June 21, 2019

City Experience: Co-Creating Calgary's Future

Urban provocateur Julian Petrin opens the two-day program

Cities should represent who we are. Calgary has undergone a rapid period of change. During this period of transformation, how well have we been representing ourselves, our needs, our future?

In June 2019, a team of urban planning researchers from the School of Architecture, Planning and Landscape invited Julian Petrin, an urban change expert based in Germany, to facilitate a series of co-creation workshops with Calgarians to understand where our city could be headed. The goal was to activate citizens in shaping the future direction of our city.

Julian's role at this two-day event was to open people's minds, explore previously unexplored notions, bring a global perspective to how we think about Calgary. As the founder of the internationally-acclaimed think tank Nexthamburg, Julian has been able to engage and activate citizens. One of the strategies in his toolbox is an online project incubator that allows everyone to share and discuss ideas in real-time — ideas that catch on get prototyped by a team of experts. Julian released this kind of open innovation in 2009, which works online and offline. Since then, the innovation format has spread to many cities around the world. This time he's brought his expertise to Calgary.

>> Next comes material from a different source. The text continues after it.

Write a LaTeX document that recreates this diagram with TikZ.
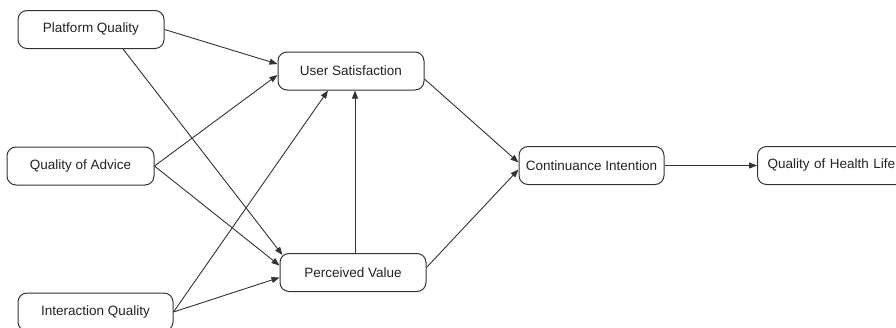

Julian opened the program with three provocative questions. The first was about exchange, "How do you currently participate in projects and collaborations?", followed by an exploration, "What are Calgary’s future challenges and opportunities?" and finally a formation of ideas, "Ways to collaborate and co-create our future city?". Projects such as the Greenline, East Village and Rivers District, Downtown West, Beltline and the ring road were drawn into the discussions, focus group sessions and workshops. Four focused topics were also explored during the program: aging-in-place, growth and density, transport and business, and lastly, cultural representation in the built environment with an Indigenous perspective. Leading these engaging focus groups were community organizations Jack Long Foundation, Kingsland Community Association, Chinatown BRZ, and the Tsuut'ina Nation. Sessions were involved significant participation from members from the School of Architecture, Planning and Landscape, the University of Calgary, and the City of Calgary.

In fall 2019, the research team plans to bring all participants back together to develop next steps further, and invite the engagement of an even broader audience. Pencil in October 17 and 18 for round two of this program.